Un hombre que creció en una hacienda en Texas
cuenta de un viejo y destartalado molino que estaba junto al granero y que
bombeaba agua para abastecer el lugar. Era la única fuente de agua en varios
kilómetros a la redonda.
Si soplaba un viento fuerte, el molino
funcionaba bien, pero con una leve brisa, no giraba. Había que mover la veleta
hasta que el ventilador mirara directamente contra el viento. El molino solo
suministraba agua a la estancia cuando estaba puesto en la dirección correcta.
Pienso en esta historia cuando me encuentro con
religiosos de iglesias pequeñas en zonas alejadas. Muchos se sienten aislados y
sin respaldo; personas dedicadas a servir a los demás, pero de las que,
aparentemente, nadie se acuerda. Por consiguiente, se agotan y luchan por
brindarles el agua de vida a su grey. Me gusta hablarles del viejo molino y de
la necesidad de reubicarnos cada día, de acudir deliberadamente al Señor y a su
Palabra, y de beber en profundidad de Él, que es la fuente de agua viva.
Lo que es una realidad para los religiosos también se aplica a todos nosotros.

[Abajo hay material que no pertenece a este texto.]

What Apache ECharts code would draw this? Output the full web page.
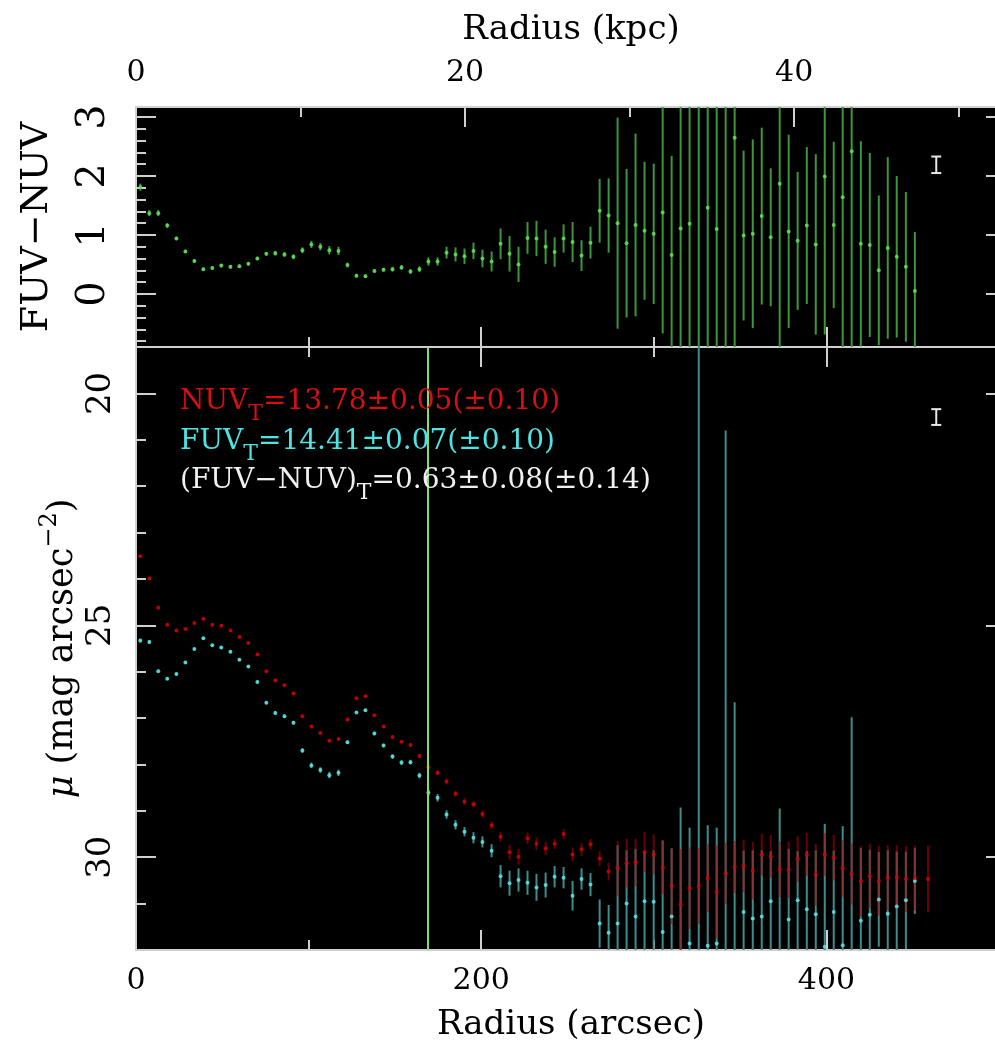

El servicio a Dios fluye de adentro hacia fuera. Jesús dijo: «El que cree en mí, […] de su interior correrán ríos de agua viva» (Juan 7:38). Solo cuando Dios habla a lo profundo de nuestro ser, podemos producir un impacto en la vida de los demás. Para renovar a otros, vayamos constantemente a la Fuente de la vida.